The Supreme Court of the United States has denied certiorari in two important Florida death penalty appeals, which questioned current jury instructions given in capital cases.
SCOTUS Dissent in Challenge to Florida Jury Instructions in Death Penalty Cases
From Justice Sotomayer, a dissent joined by Justice Ginsburg and Justice Breyer, stating in part:
“At least twice now, capital defendants in Florida have raised an important Eighth Amendment challenge to their death sentences that the Florida Supreme Court has failed to address.

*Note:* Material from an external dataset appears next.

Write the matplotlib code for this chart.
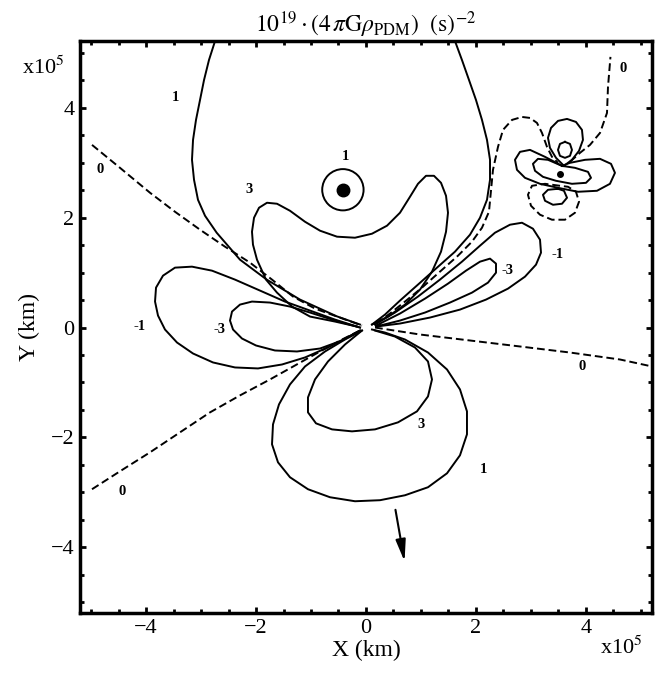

Specifically, those capital defendants, petitioners here, argue that the jury instructions in their cases impermissibly diminished the jurors’ sense of responsibility as to the ultimate determination of death by repeatedly emphasizing that their verdict was merely advisory. “This Court has always premised its capital punishment decisions on the assumption that a capital sentencing jury recognizes the gravity of its task,” and we have thus found unconstitutional under the Eighth Amendment comments that “minimize the jury’s sense of responsibility for determining the appropriateness of death.” Caldwell v. Mississippi, 472 U. S. 320, 341 (1985). ….
“Because petitioners here raised a potentially meritorious Eighth Amendment challenge to their death sentences, and because the stakes in capital cases are too high to ignore such constitutional challenges, I dissent from the Court’s refusal to correct that error.”